WHAT YOU ARE ASKED TO DO —
Find the string "this" in the data, then copy every line where it is found.

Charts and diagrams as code

------------------------------------------------------------------------

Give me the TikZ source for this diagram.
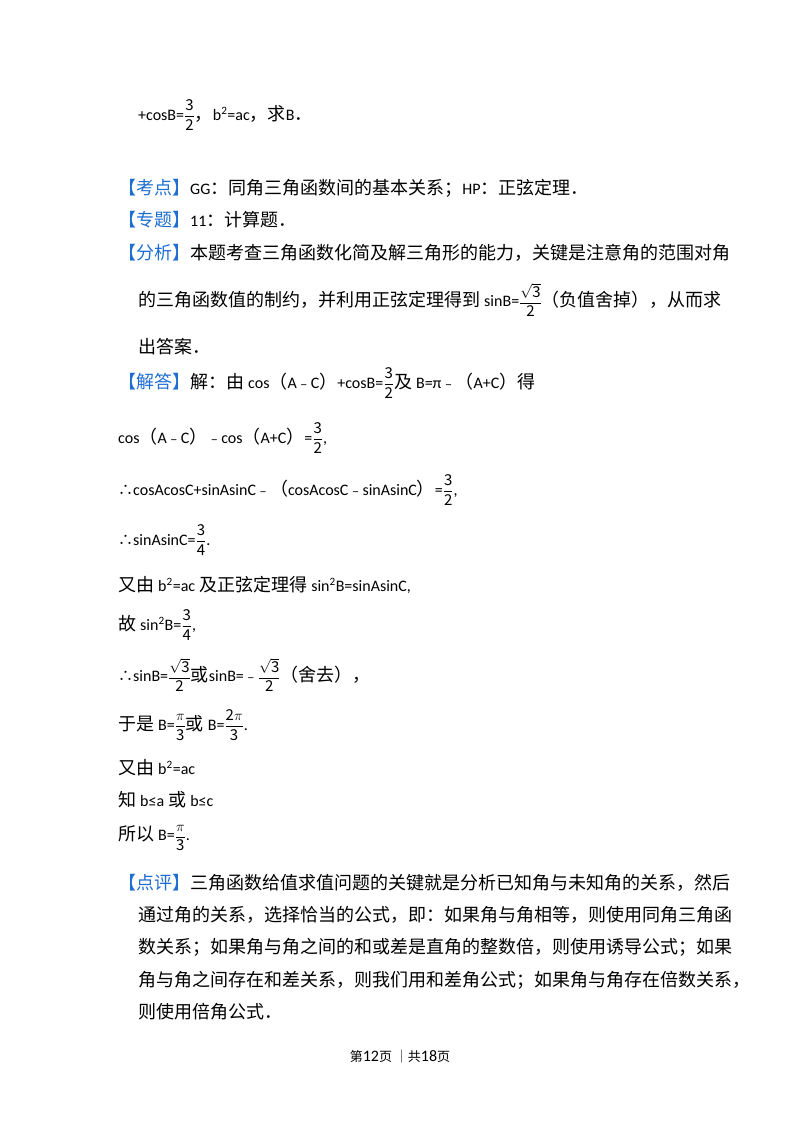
\documentclass[tikz,border=0pt]{standalone}
\usepackage{amsmath}
\usepackage{fontspec}
\setmainfont{Noto Sans CJK SC}
\newfontfamily\latf{Carlito}
\definecolor{tagblue}{RGB}{30,110,210}
\newcommand{\lt}[1]{{\latf\fontsize{16}{18}\selectfont #1}}
\newcommand{\ms}{{\fontsize{14}{16}\selectfont ﹣}}
\newcommand{\thr}{{\fontsize{15}{17}\selectfont ∴}}
\newcommand{\fr}[2]{{\fontsize{15}{17}\selectfont$\dfrac{\mathrm{#1}}{\mathrm{#2}}$}}
\newcommand{\tg}[1]{\textcolor{tagblue}{【#1】}}
\tikzset{ln/.style={anchor=west,inner sep=0pt,font=\fontsize{18}{22}\selectfont}}
\begin{document}
\begin{tikzpicture}[x=1pt,y=-1pt]
\useasboundingbox (0,0) rectangle (800,1132);
\node[ln] (l1) at (138,115) {\lt{+cosB=}\fr{3}{2}，\lt{b\textsuperscript{2}=ac}，求\lt{B}．};
\node[ln] (l2) at (118,188) {\tg{考点}\lt{GG}：同角三角函数间的基本关系；\lt{HP}：正弦定理．};
\node[ln] (l3) at (118,220) {\tg{专题}\lt{11}：计算题．};
\node[ln] (l4) at (118,253) {\tg{分析}本题考查三角函数化简及解三角形的能力，关键是注意角的范围对角};
\node[ln] (l5) at (138,300) {的三角函数值的制约，并利用正弦定理得到 \lt{sinB=}\fr{\sqrt{3}}{2}（负值舍掉），从而求};
\node[ln] (l6) at (138,347) {出答案．};
\node[ln] (l7) at (118,383) {\tg{解答}解：由 \lt{cos}（\lt{A}\ms\lt{C}）\lt{+cosB=}\fr{3}{2}及 \lt{B=π}\ms（\lt{A+C}）得};
\node[ln] (l8) at (118,438) {\lt{cos}（\lt{A}\ms\lt{C}）\ms\lt{cos}（\lt{A+C}）\lt{=}\fr{3}{2}\lt{,}};
\node[ln] (l9) at (118,490) {\thr\lt{cosAcosC+sinAsinC}\ms（\lt{cosAcosC}\ms\lt{sinAsinC}）\lt{=}\fr{3}{2}\lt{,}};
\node[ln] (l10) at (118,540) {\thr\lt{sinAsinC=}\fr{3}{4}\lt{.}};
\node[ln] (l11) at (118,585) {又由 \lt{b\textsuperscript{2}=ac} 及正弦定理得 \lt{sin\textsuperscript{2}B=sinAsinC,}};
\node[ln] (l12) at (118,625) {故 \lt{sin\textsuperscript{2}B=}\fr{3}{4}\lt{,}};
\node[ln] (l13) at (118,675) {\thr\lt{sinB=}\fr{\sqrt{3}}{2}或\lt{sinB=}\ms\fr{\sqrt{3}}{2}（舍去），};
\node[ln] (l14) at (118,725) {于是 \lt{B=}\fr{\pi}{3}或 \lt{B=}\fr{2\pi}{3}\lt{.}};
\node[ln] (l15) at (118,768) {又由 \lt{b\textsuperscript{2}=ac}};
\node[ln] (l16) at (118,800) {知 \lt{b≤a} 或 \lt{b≤c}};
\node[ln] (l17) at (118,838) {所以 \lt{B=}\fr{\pi}{3}\lt{.}};
\node[ln] (l18) at (118,883) {\tg{点评}三角函数给值求值问题的关键就是分析已知角与未知角的关系，然后};
\node[ln] (l19) at (138,915) {通过角的关系，选择恰当的公式，即：如果角与角相等，则使用同角三角函};
\node[ln] (l20) at (138,947) {数关系；如果角与角之间的和或差是直角的整数倍，则使用诱导公式；如果};
\node[ln] (l21) at (138,980) {角与角之间存在和差关系，则我们用和差角公式；如果角与角存在倍数关系，};
\node[ln] (l22) at (138,1012) {则使用倍角公式．};
\node[inner sep=0pt,font=\fontsize{13}{15}\selectfont] (ft) at (400,1057) {第\lt{12}页 ｜共\lt{18}页};
\end{tikzpicture}
\end{document}
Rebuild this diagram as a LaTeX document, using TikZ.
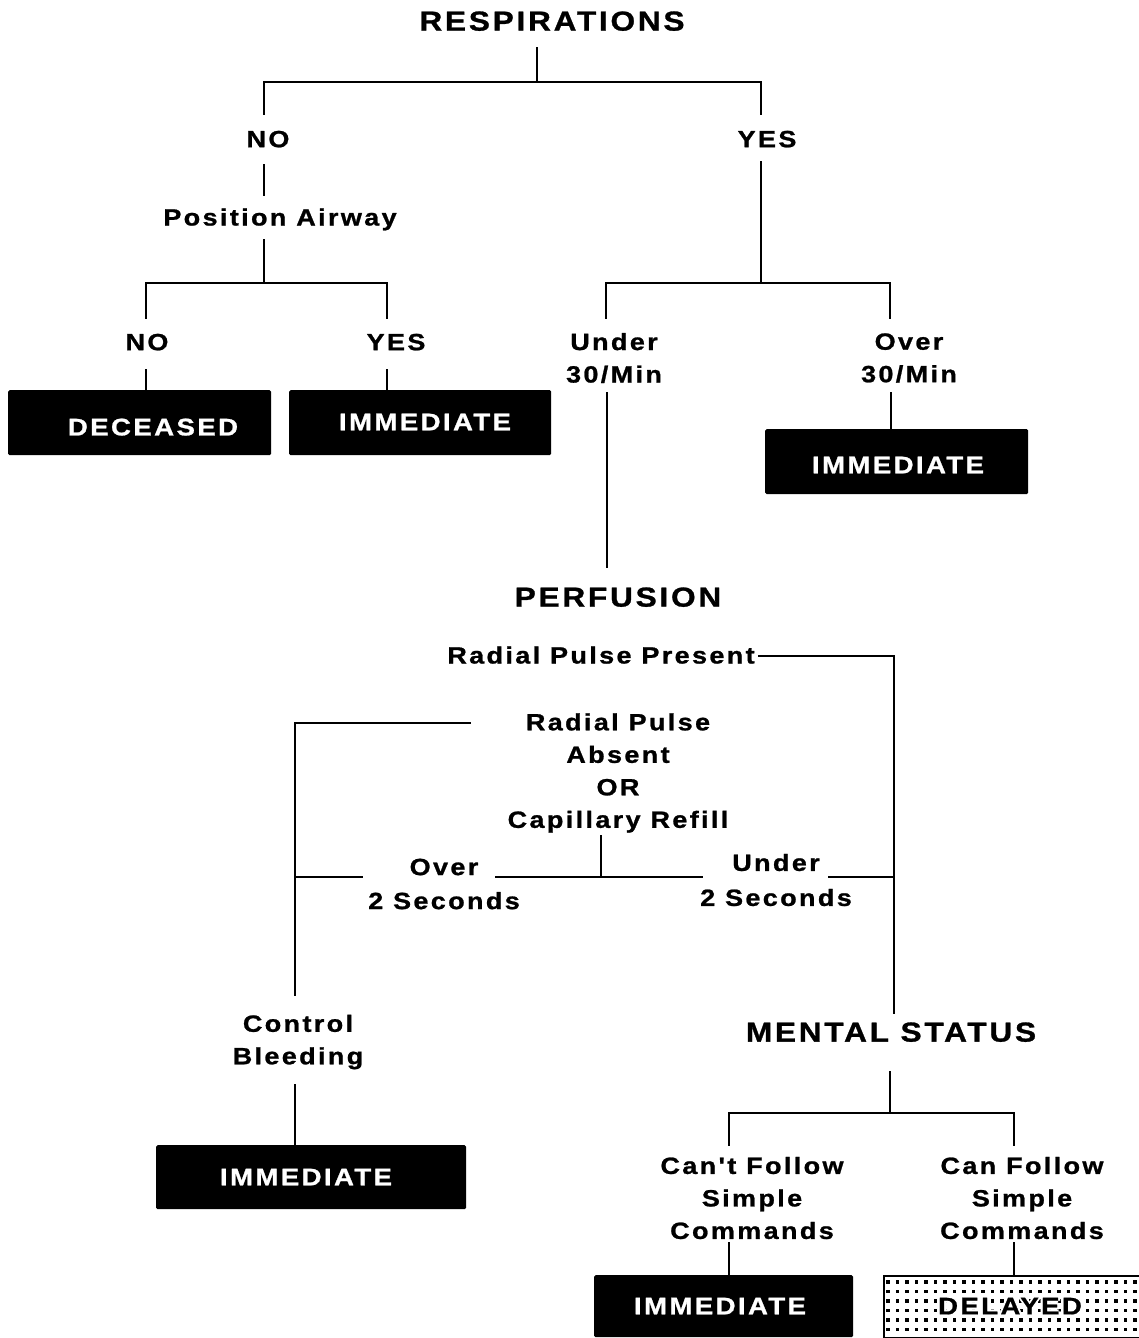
\documentclass[tikz,border=0pt]{standalone}
\usepackage{fontspec}
\setmainfont{Liberation Sans}[LetterSpace=10,FakeStretch=1.15,Ligatures=TeXOff,BoldFeatures={FakeBold=1}]
\newcommand\haloed[1]{\begingroup\color{white}%
  \rlap{\kern-2.2pt #1}\rlap{\kern2.2pt #1}%
  \rlap{\raisebox{2.2pt}{#1}}\rlap{\raisebox{-2.2pt}{#1}}%
  \endgroup#1}
\begin{document}
\begin{tikzpicture}[x=1pt,y=-1pt,
  conn/.style={line width=2.2pt,line cap=rect},
  lbl/.style={font=\bfseries\fontsize{23.5}{32.5}\selectfont,align=center,inner sep=0pt},
  lblone/.style={lbl,text depth=0pt},
  ttl/.style={font=\bfseries\fontsize{27.5}{32}\selectfont,inner sep=0pt,text depth=0pt},
  blk/.style={fill=black,rounded corners=1.5pt,inner sep=0pt,anchor=north west},
  wtxt/.style={font=\bfseries\fontsize{24}{28}\selectfont,text=white,inner sep=0pt,text depth=0pt},
  dtxt/.style={font=\bfseries\fontsize{24}{28}\selectfont,text=black,inner sep=0pt,text depth=0pt}]
\useasboundingbox (0,0) rectangle (1139,1338);
\fill[white] (0,0) rectangle (1139,1338);

% ---------- titles and labels ----------
\node[ttl] (resp) at (552,21) {RESPIRATIONS};
\node[lblone] (no1) at (268,139) {NO};
\node[lblone] (yes1) at (767,139) {YES};
\node[lblone] (posair) at (280,217) {Position Airway};
\node[lblone] (no2) at (147,342) {NO};
\node[lblone] (yes2) at (396,342) {YES};
\node[lbl] (under30) at (614,358) {Under\\30/Min};
\node[lbl] (over30) at (909,358) {Over\\30/Min};
\node[ttl] (perf) at (618,597) {PERFUSION};
\node[lblone] (rpp) at (601,655) {Radial Pulse Present};
\node[lbl] (rpa) at (618,773) {Radial Pulse\\Absent\\OR\\Capillary Refill};
\node[lbl,font=\bfseries\fontsize{23.5}{34}\selectfont] (over2) at (444,884) {Over\\2 Seconds};
\node[lbl,font=\bfseries\fontsize{23.5}{35}\selectfont] (under2) at (776,880) {Under\\2 Seconds};
\node[lbl] (ctrl) at (298,1042) {Control\\Bleeding};
\node[ttl] (mental) at (891,1032) {MENTAL STATUS};
\node[lbl] (cant) at (752,1198) {Can\char"0027t Follow\\Simple\\Commands};
\node[lbl] (can) at (1022,1198) {Can Follow\\Simple\\Commands};

% ---------- black boxes ----------
\node[blk,minimum width=263pt,minimum height=65pt] (decbox) at (8,390) {};
\node[wtxt] (dec) at (153,427) {DECEASED};
\node[blk,minimum width=262pt,minimum height=65pt] (imm1box) at (289,390) {};
\node[wtxt] (imm1) at (425,422) {IMMEDIATE};
\node[blk,minimum width=263pt,minimum height=65pt] (imm2box) at (765,429) {};
\node[wtxt] (imm2) at (898,465) {IMMEDIATE};
\node[blk,minimum width=310pt,minimum height=64pt] (imm3box) at (156,1145) {};
\node[wtxt] (imm3) at (306,1177) {IMMEDIATE};
\node[blk,minimum width=259pt,minimum height=62pt] (imm4box) at (594,1275) {};
\node[wtxt] (imm4) at (720,1306) {IMMEDIATE};

% ---------- delayed (dotted) box ----------
\node[draw=black,line width=2.2pt,fill=white,inner sep=0pt,anchor=north west,
      minimum width=260pt,minimum height=62pt] (delbox) at (883,1275) {};
\begin{scope}
  \clip (885,1277) rectangle (1139,1336);
  \foreach \i in {0,...,27}{
    \foreach \j in {0,...,6}{
      \fill[black] (886+\i*9.5,1280+\j*9.5) rectangle ++(3.6,3.6);
    }
  }
\end{scope}
\node[dtxt] (del) at (1010,1305) {\haloed{DELAYED}};

% ---------- junction coordinates ----------
\coordinate (r0) at (537,48);
\coordinate (rj) at (537,82);
\coordinate (rl) at (264,82);
\coordinate (rr) at (761,82);
\coordinate (nl) at (264,114);
\coordinate (yr) at (761,114);
\coordinate (n1b) at (264,165);
\coordinate (pa0) at (264,195);
\coordinate (pa1) at (264,240);
\coordinate (pj) at (264,283);
\coordinate (pl) at (146,283);
\coordinate (pr) at (387,283);
\coordinate (plb) at (146,318);
\coordinate (prb) at (387,318);
\coordinate (n2b) at (146,370);
\coordinate (y2b) at (387,370);
\coordinate (y1b) at (761,162);
\coordinate (yj) at (761,283);
\coordinate (ul) at (606,283);
\coordinate (ur) at (890,283);
\coordinate (ulb) at (606,318);
\coordinate (urb) at (890,318);
\coordinate (u30b) at (607,393);
\coordinate (pfa) at (607,567);
\coordinate (o30b) at (891,393);
\coordinate (rppe) at (759,656);
\coordinate (rppc) at (894,656);
\coordinate (msa) at (894,1013);
\coordinate (rpal) at (470,723);
\coordinate (lc) at (295,723);
\coordinate (ctop) at (295,995);
\coordinate (cbot) at (295,1085);
\coordinate (crb) at (601,836);
\coordinate (cj) at (601,877);
\coordinate (cjl) at (496,877);
\coordinate (cjr) at (702,877);
\coordinate (lo) at (295,877);
\coordinate (loe) at (362,877);
\coordinate (ru) at (829,877);
\coordinate (ruc) at (894,877);
\coordinate (ms0) at (890,1072);
\coordinate (msj) at (890,1113);
\coordinate (msl) at (729,1113);
\coordinate (msr) at (1014,1113);
\coordinate (mslb) at (729,1145);
\coordinate (msrb) at (1014,1145);
\coordinate (cantb) at (729,1243);
\coordinate (canb) at (1014,1243);

% ---------- connectors ----------
\draw[conn] (r0) -- (rj);
\draw[conn] (rl) -- (rr);
\draw[conn] (rl) -- (nl);
\draw[conn] (rr) -- (yr);
\draw[conn] (n1b) -- (pa0);
\draw[conn] (pa1) -- (pj);
\draw[conn] (pl) -- (pr);
\draw[conn] (pl) -- (plb);
\draw[conn] (pr) -- (prb);
\draw[conn] (n2b) -- (n2b |- decbox.north);
\draw[conn] (y2b) -- (y2b |- imm1box.north);
\draw[conn] (y1b) -- (yj);
\draw[conn] (ul) -- (ur);
\draw[conn] (ul) -- (ulb);
\draw[conn] (ur) -- (urb);
\draw[conn] (u30b) -- (pfa);
\draw[conn] (o30b) -- (o30b |- imm2box.north);
\draw[conn] (rppe) -- (rppc) -- (msa);
\draw[conn] (rpal) -- (lc) -- (ctop);
\draw[conn] (cbot) -- (cbot |- imm3box.north);
\draw[conn] (crb) -- (cj);
\draw[conn] (cjl) -- (cjr);
\draw[conn] (lo) -- (loe);
\draw[conn] (ru) -- (ruc);
\draw[conn] (ms0) -- (msj);
\draw[conn] (msl) -- (msr);
\draw[conn] (msl) -- (mslb);
\draw[conn] (msr) -- (msrb);
\draw[conn] (cantb) -- (cantb |- imm4box.north);
\draw[conn] (canb) -- (canb |- delbox.north);
\end{tikzpicture}
\end{document}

------------------------------------------------------------------------

THE RESPONSE —
Give me the TikZ source for this diagram.
Rebuild this diagram as a LaTeX document, using TikZ.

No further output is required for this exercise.